**** TASK INPUT ****

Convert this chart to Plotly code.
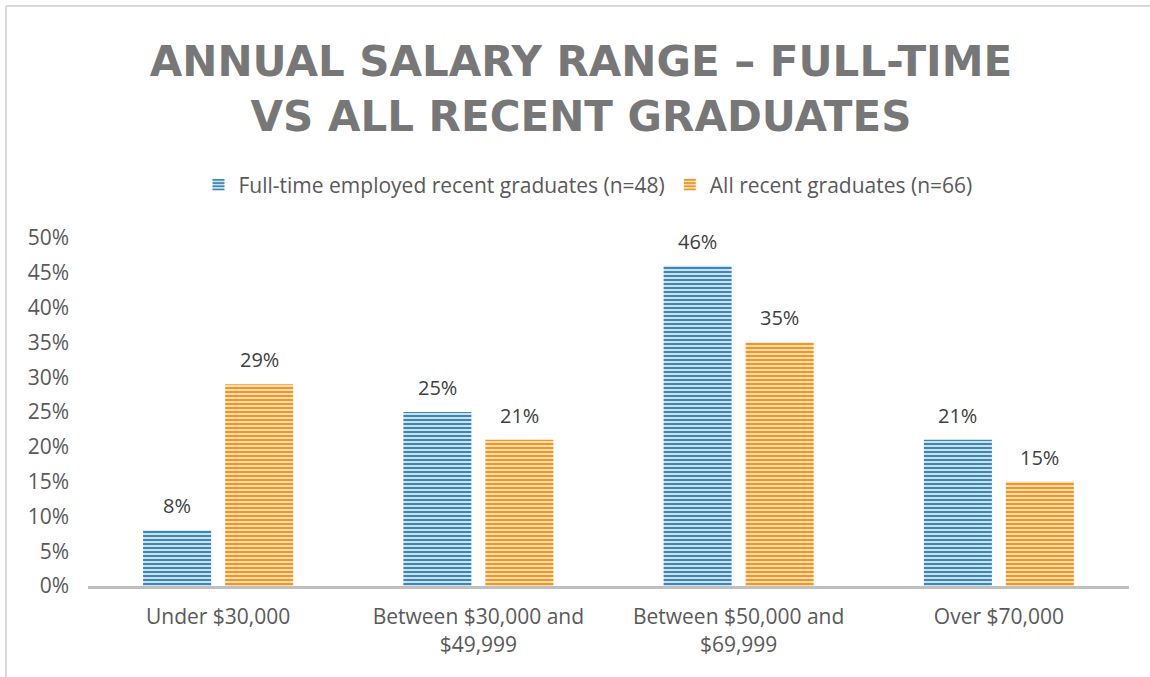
import plotly.graph_objects as go

categories = ["Under $30,000", "Between $30,000 and<br>$49,999",
              "Between $50,000 and<br>$69,999", "Over $70,000"]
full_time = [8, 25, 46, 21]
all_grads = [29, 21, 35, 15]
tick_vals = [0, 5, 10, 15, 20, 25, 30, 35, 40, 45, 50]
tick_text = [str(v) + "%" for v in tick_vals]

FONT = "Open Sans"
GREY = "#595959"
W, H = 1150, 677
ML, MR, MT, MB = 88, 21, 238, 91
BARGAP, GROUPGAP = 0.37, 0.17

fig = go.Figure()
fig.add_trace(go.Bar(
    x=categories, y=full_time,
    name="Full-time employed recent graduates (n=48)",
    marker=dict(color="#cde2f0", line=dict(width=0),
                pattern=dict(shape="-", fgcolor="#3a86bd", bgcolor="#cde2f0",
                             fgopacity=1, size=4, solidity=0.5)),
))
fig.add_trace(go.Bar(
    x=categories, y=all_grads,
    name="All recent graduates (n=66)",
    marker=dict(color="#fde0b8", line=dict(width=0),
                pattern=dict(shape="-", fgcolor="#f7931e", bgcolor="#fde0b8",
                             fgopacity=1, size=4, solidity=0.5)),
))

# data labels above each bar, shifted to the bar's slot within the group
pw, ph = W - ML - MR, H - MT - MB
slot = pw / len(categories) * (1 - BARGAP) / 2
for vals, dx in ((full_time, -slot / 2), (all_grads, slot / 2)):
    for cat, v in zip(categories, vals):
        fig.add_annotation(x=cat, y=v, text=str(v) + "%", showarrow=False,
                           xshift=dx, yshift=9, yanchor="bottom",
                           font=dict(size=20, color="#404040", family=FONT))

fig.update_layout(
    width=W, height=H,
    paper_bgcolor="white", plot_bgcolor="white",
    font=dict(family=FONT, color=GREY, size=21),
    title=dict(text="ANNUAL SALARY RANGE – FULL-TIME<br>VS ALL RECENT GRADUATES",
               x=581 / W, xanchor="center", xref="container",
               yref="container", y=1 - 76 / H, yanchor="middle",
               font=dict(size=42, color="#777777", family="DejaVu Sans", weight="bold")),
    barmode="group", bargap=BARGAP, bargroupgap=GROUPGAP,
    margin=dict(l=ML, r=MR, t=MT, b=MB, autoexpand=False),
    legend=dict(orientation="h", x=588 / W, xanchor="center", xref="container",
                y=1 - 185 / H, yref="container", yanchor="middle",
                font=dict(size=21, color=GREY), traceorder="normal"),
    showlegend=True,
)
fig.update_xaxes(showline=True, linecolor="#bfbfbf", linewidth=3, showgrid=False,
                 ticks="", tickfont=dict(size=21, color=GREY), ticklabelstandoff=10)
fig.update_yaxes(range=[0, 50], tickvals=tick_vals, ticktext=tick_text,
                 showgrid=False, zeroline=False, showline=False,
                 tickfont=dict(size=21, color=GREY), ticklabelstandoff=18)

# outer chart frame (top and left edges visible)
fx = (6 - ML) / pw
fy = (H - MB - 6) / ph
fig.add_shape(type="line", xref="paper", yref="paper", x0=fx, x1=(W - ML) / pw,
              y0=fy, y1=fy, line=dict(color="#d9d9d9", width=2))
fig.add_shape(type="line", xref="paper", yref="paper", x0=fx, x1=fx,
              y0=fy, y1=-MB / ph, line=dict(color="#d9d9d9", width=2))

fig.write_html("out.html", config={"displayModeBar": False},
               post_script="document.body.style.margin='0px';")
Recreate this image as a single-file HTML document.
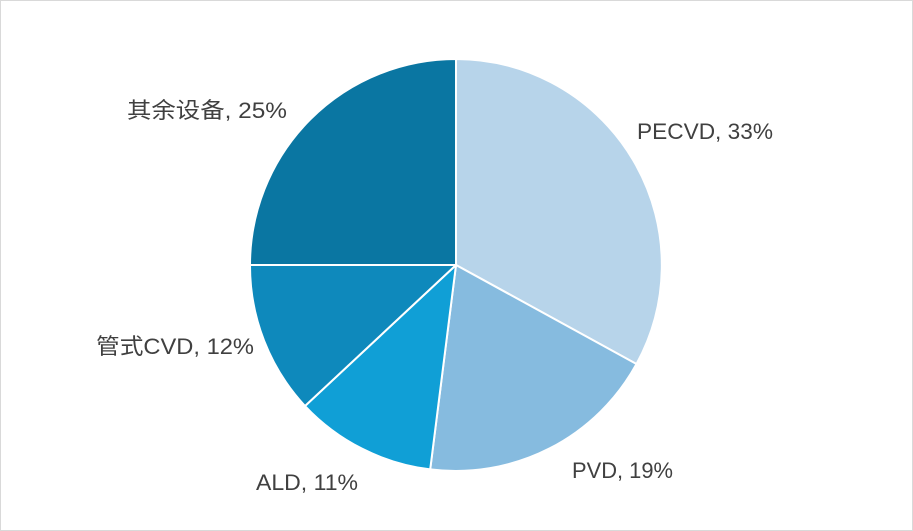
<!DOCTYPE html>
<html><head><meta charset="utf-8"><style>
html,body{margin:0;padding:0;background:#fff;}
svg{display:block;}
text{font-family:"Liberation Sans","Noto Sans CJK SC",sans-serif;font-size:22px;fill:#404040;}
</style></head><body>
<svg width="913" height="531" viewBox="0 0 913 531">
<rect x="0.5" y="0.5" width="912" height="530" fill="#fff" stroke="#d9d9d9"/>
<g stroke="#fff" stroke-width="2" stroke-linejoin="round">
<path d="M456,265 L456,59 A206,206 0 0 1 636.5,364 Z" fill="#b7d4ea"/>
<path d="M456,265 L636.5,364 A206,206 0 0 1 430.2,469.4 Z" fill="#86bbdf"/>
<path d="M456,265 L430.2,469.4 A206,206 0 0 1 305,406 Z" fill="#109fd6"/>
<path d="M456,265 L305,406 A206,206 0 0 1 250,265 Z" fill="#0e89bc"/>
<path d="M456,265 L250,265 A206,206 0 0 1 456,59 Z" fill="#0a76a2"/>
</g>
<text x="127" y="118" textLength="160" lengthAdjust="spacingAndGlyphs">其余设备, 25%</text>
<text x="637" y="139" textLength="136" lengthAdjust="spacingAndGlyphs">PECVD, 33%</text>
<text x="96" y="354" textLength="158" lengthAdjust="spacingAndGlyphs">管式CVD, 12%</text>
<text x="256" y="490" textLength="102" lengthAdjust="spacingAndGlyphs">ALD, 11%</text>
<text x="572" y="478" textLength="101" lengthAdjust="spacingAndGlyphs">PVD, 19%</text>
</svg>
</body></html>
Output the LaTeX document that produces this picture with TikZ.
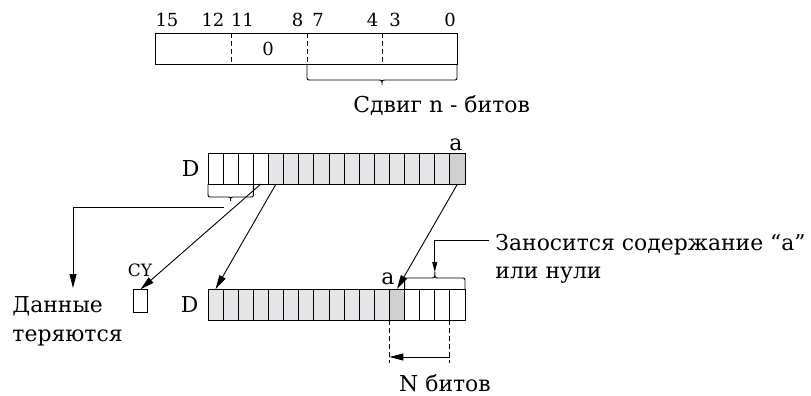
\documentclass[tikz,border=0pt]{standalone}
\usepackage{fontspec}
\setmainfont{DejaVu Serif}
\usetikzlibrary{arrows.meta,calc}
\definecolor{lg}{HTML}{E6E6E8}
\definecolor{dg}{HTML}{D0D0D0}
% #1 x1, #2 x2, #3 y of ends, #4 y of bar, #5 y of tip, #6 signed corner radius
\newcommand{\mybrace}[6]{%
  \pgfmathsetmacro\bxm{(#1+#2)/2}%
  \pgfmathsetmacro\bya{#4-#6}%
  \draw[brc] (#1,#3) -- (#1,\bya) .. controls (#1,#4) .. (#1+4,#4) -- (\bxm-4,#4)
    .. controls (\bxm,#4) .. (\bxm,#5) .. controls (\bxm,#4) .. (\bxm+4,#4)
    -- (#2-4,#4) .. controls (#2,#4) .. (#2,\bya) -- (#2,#3);
}
\begin{document}
\begin{tikzpicture}[x=1pt,y=-1pt, line width=0.9pt,
  cell/.style={draw, minimum width=15.12pt, minimum height=31pt, inner sep=0pt, outer sep=0pt},
  txt/.style={inner sep=0pt, font=\fontsize{21.9}{26}\selectfont},
  bit/.style={inner sep=0pt, font=\fontsize{18}{21}\selectfont},
  small/.style={inner sep=0pt, font=\fontsize{17}{20}\selectfont},
  arr/.style={-{Triangle[length=14pt,width=7pt]}},
  sarr/.style={-{Triangle[length=10pt,width=5pt]}},
  dsh/.style={dash pattern=on 5pt off 3pt},
  brc/.style={line width=0.9pt}]
\useasboundingbox (0,0) rectangle (811,396);

% ---- top 16-bit register
\node[draw, minimum width=302pt, minimum height=31pt, inner sep=0pt, outer sep=0pt] (reg) at (306,48.5) {};
\draw[dsh] (231,33) -- (231,64);
\draw[dsh] (307,33) -- (307,64);
\draw[dsh] (382,33) -- (382,64);
\node[bit, anchor=base] (n15) at (167,27) {15};
\node[bit, anchor=base] (n12) at (213,27) {12};
\node[bit, anchor=base] (n11) at (242.5,27) {11};
\node[bit, anchor=base] (n8) at (297.5,27) {8};
\node[bit, anchor=base] (n7) at (318,27) {7};
\node[bit, anchor=base] (n4) at (372.5,27) {4};
\node[bit, anchor=base] (n3) at (395,27) {3};
\node[bit, anchor=base] (n0) at (450,27) {0};
\node[bit, anchor=base] (zero) at (268,56) {0};
\mybrace{307}{457}{64}{80}{85}{4}
\node[txt, anchor=base west] (shift) at (353,112) {Сдвиг n - битов};

% ---- upper D register
\foreach \i in {1,...,17}{
  \ifnum\i<5 \def\cf{white}\else\ifnum\i<17 \def\cf{lg}\else\def\cf{dg}\fi\fi
  \node[cell, fill=\cf] (t\i) at ({208+(\i-0.5)*15.12},168.5) {};
}
\node[txt, anchor=east] (dtop) at (200,168.5) {D};
\node[txt, anchor=base] (atop) at (456,150) {a};
\mybrace{208}{253.4}{184}{197}{201}{4}

% ---- lower D register
\foreach \i in {1,...,17}{
  \ifnum\i<13 \def\cf{lg}\else\ifnum\i<14 \def\cf{dg}\else\def\cf{white}\fi\fi
  \node[cell, fill=\cf] (b\i) at ({208+(\i-0.5)*15.12},304.5) {};
}
\node[txt, anchor=east] (dbot) at (199,304.5) {D};
\node[txt, anchor=base] (abot) at (388,284) {a};
\mybrace{404.6}{465}{289}{278}{272}{-4}

% ---- CY
\node[draw, minimum width=14.4pt, minimum height=23.4pt, inner sep=0pt, outer sep=0pt] (cy) at (140.5,301) {};
\node[small, anchor=base] (cylab) at (140,276) {CY};

% ---- lost data
\node[txt, anchor=base west] (lost1) at (12,312) {Данные};
\node[txt, anchor=base west] (lost2) at (12,341) {теряются};
\coordinate (lostst) at (224,207);
\coordinate (lostend) at (73,288);
\draw[arr] (lostst) -| (lostend);

% ---- shift arrows
\draw[arr] (t4.south) -- (cy.north);
\draw[arr] (t5.south) -- (b1.north);
\draw[arr] (t17.south) -- (b13.north);

% ---- fill note
\node[txt, anchor=base west] (fill1) at (495,250) {Заносится содержание “a”};
\node[txt, anchor=base west] (fill2) at (495,278) {или нули};
\coordinate (fillst) at (489,240);
\coordinate (filltip) at (434.8,272);
\draw[sarr] (fillst) -| (filltip);

% ---- N bits
\draw[dsh] (b13.south west) -- ++(0,43);
\draw[dsh] (b16.south east) -- ++(0,43);
\draw[arr] ($(b16.south east)+(0,37)$) -- ($(b13.south west)+(0,37)$);
\node[txt, anchor=base] (nbits) at (445,391) {N битов};
\end{tikzpicture}
\end{document}
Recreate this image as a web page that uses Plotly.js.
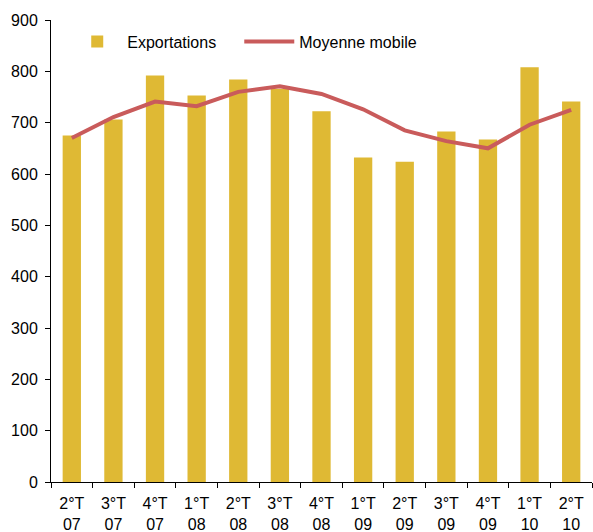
<!DOCTYPE html>
<html>
<head>
<meta charset="utf-8">
<script src="https://cdn.plot.ly/plotly-3.0.1.min.js"></script>
<style>
html,body{margin:0;padding:0;background:#fff;}
#chart{width:593px;height:532px;}
</style>
</head>
<body>
<div id="chart"></div>
<script>
const categories = ["2°T<br>07","3°T<br>07","4°T<br>07","1°T<br>08","2°T<br>08","3°T<br>08","4°T<br>08","1°T<br>09","2°T<br>09","3°T<br>09","4°T<br>09","1°T<br>10","2°T<br>10"];
const exportations = [675, 706, 792, 753, 784, 766, 722, 632, 624, 683, 667, 808, 741];
const moyenneMobile = [670, 711, 741, 732, 760, 771, 756, 726, 685, 664, 650, 696, 725];
const yTicks = [0,100,200,300,400,500,600,700,800,900];

const font = {family: "Liberation Sans, Arial, sans-serif", size: 16, color: "#000"};

const traces = [
  {type: "bar", name: "Exportations", x: categories, y: exportations,
   marker: {color: "#DFB934"}, legend: "legend"},
  {type: "scatter", mode: "lines", name: "Moyenne mobile", x: categories, y: moyenneMobile,
   line: {color: "#C95B5B", width: 4}, legend: "legend2"}
];

const legendBase = {orientation: "h", y: 0.99, xanchor: "left", yanchor: "top",
  font: font, bgcolor: "rgba(0,0,0,0)", itemwidth: 50};

const layout = {
  width: 593, height: 532,
  margin: {l: 51, r: 1, t: 20, b: 50},
  paper_bgcolor: "#fff", plot_bgcolor: "#fff",
  font: font,
  bargap: 0.56,
  showlegend: true,
  legend: Object.assign({}, legendBase, {x: 0.03}),
  legend2: Object.assign({}, legendBase, {x: 0.348}),
  xaxis: {type: "category", tickson: "boundaries", ticks: "outside", ticklen: 5,
          tickcolor: "#000", showline: true, linecolor: "#000", linewidth: 1,
          showgrid: false, tickfont: font, fixedrange: true, ticklabelstandoff: 7},
  yaxis: {range: [0, 900], tickvals: yTicks, ticks: "outside", ticklen: 5,
          tickcolor: "#000", showline: true, linecolor: "#000", linewidth: 1,
          showgrid: false, zeroline: false, tickfont: font, ticklabelstandoff: 4}
};

Plotly.newPlot("chart", traces, layout, {displayModeBar: false, staticPlot: true});
</script>
</body>
</html>
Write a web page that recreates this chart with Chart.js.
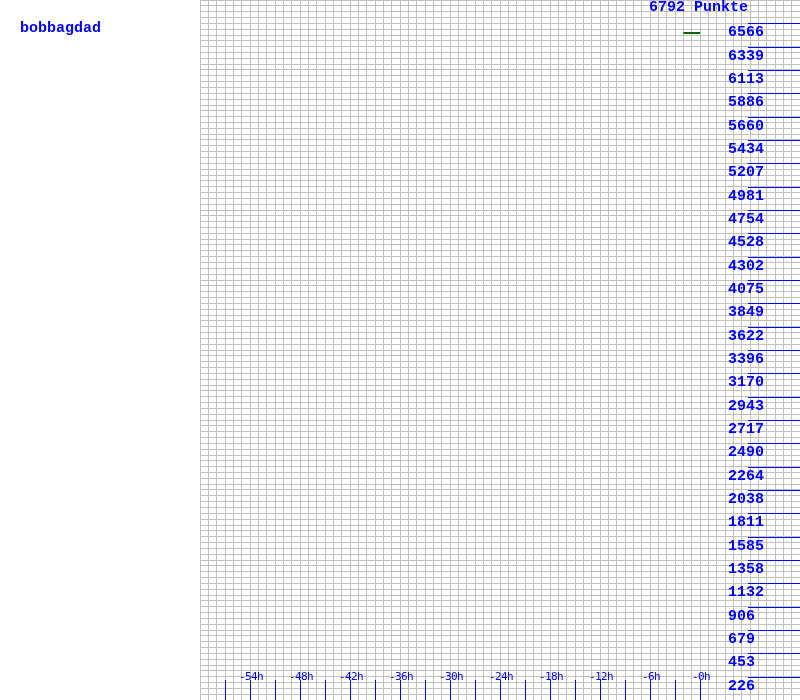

****

▸ **GIVEN TASK**
Look at the listing and set down only the lines from its start through the line with "BARGAP, GROUPGAP = 0.37, 0.17", word for word and without pictures.

▸ **RESPONSE**
Convert this chart to Plotly code.
import plotly.graph_objects as go

categories = ["Under $30,000", "Between $30,000 and<br>$49,999",
              "Between $50,000 and<br>$69,999", "Over $70,000"]
full_time = [8, 25, 46, 21]
all_grads = [29, 21, 35, 15]
tick_vals = [0, 5, 10, 15, 20, 25, 30, 35, 40, 45, 50]
tick_text = [str(v) + "%" for v in tick_vals]

FONT = "Open Sans"
GREY = "#595959"
W, H = 1150, 677
ML, MR, MT, MB = 88, 21, 238, 91
BARGAP, GROUPGAP = 0.37, 0.17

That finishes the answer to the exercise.